DEPLOYMENT DAY
Well, he is gone. Sunday was a hard day for the Kelley family. Travis had to be at the squadron at 0630 which meant we had to leave the house at 0545.
Trav loaded up the car, we made some coffee and when we were ready to go I went and got Ryan, his blanket and night night juice for the dreaded trip to the base. Ugh! I had butterflies the whole time. When we finally got on base
Trav pulled into his
XO parking spot right in front of the gate to the squadron, put the car in park and looked at me. We hugged each other, said "I love you and everything is going to be okay" grabbed a quick kiss and got out of the car. He then made his way around the car to say goodbye to Ryan. I didn't go over there or look at them because I didn't want to burst into tears and make it harder for Travis. He then made his way to the back of the car to get the bags, another quick kiss and off he went. It was awful! I jumped behind the wheel and burst into tears. I sat there for about 25 minutes trying to compose myself, but right when I thought I was good to go I saw other pilots and their wives walking up to the gate, hugging, holding hands, etc. and I would start crying again. So, I decided it would just be best to go. Travis didn't want to say goodbye and then have to walk out to the jet which was fine with me. I cannot imagine flying a high performance jet
with eyes filled with tears! So, Ryan and I drove home, had some breakfast, played with the
choo choo and puzzles and waited for our friend Tricia to give us the word that he was taking off. Finally at 1015 as I was backing out of the driveway to go meet the other wives for lunch, I heard him roar above our neighborhood. I jumped out of the car to see if I could see him, but he was a little too North, but I did hear him! I stood in my driveway waving like an idiot with tears streaming down my face. I was so proud, yet so so sad! He wasn't just flying away for another 3 week trip in Key West, Tampa or 29 Palms where he would be staying in a nice
BOQ by himself furnished with a bed,
tv, private bath. Nope... He was flying away to go and live in a country 9000 miles away where all hell breaks loose everyday!
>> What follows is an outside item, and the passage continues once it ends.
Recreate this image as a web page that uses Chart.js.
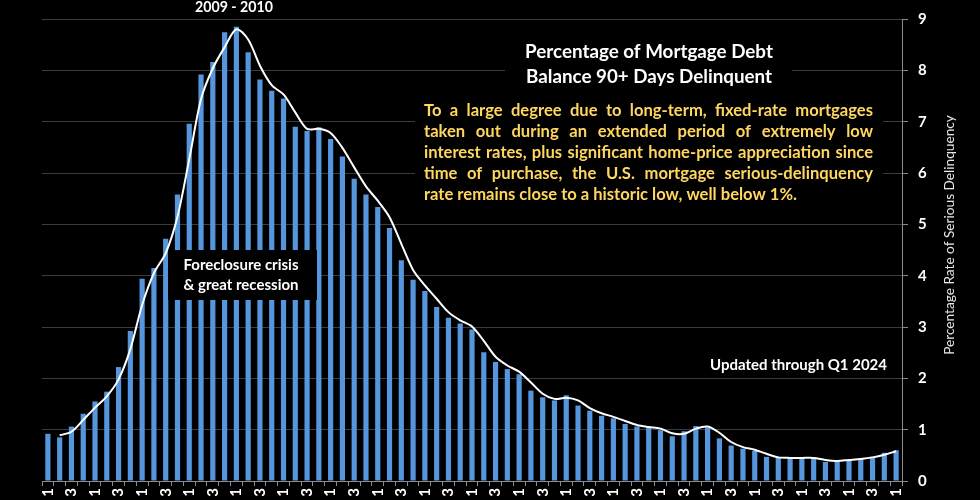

I then hopped in the car, grabbed the steering wheel, took a deep breath and off we went to meet a few of the other sad wives for a recap of the day and lunch at Islands! It was good for me to get out and socialize with the other wives and kids and know that we were not the only ones feeling so
cruddy! We then drove home to our home, grabbed a
sippy of night night juice and curled up in my "nigh nigh B" to read a zillion books before taking a 2 hour nap that we both needed....especially me! Then we woke up, went for a walk and tried to figure out our new life for the next 7 months. We are going to be okay.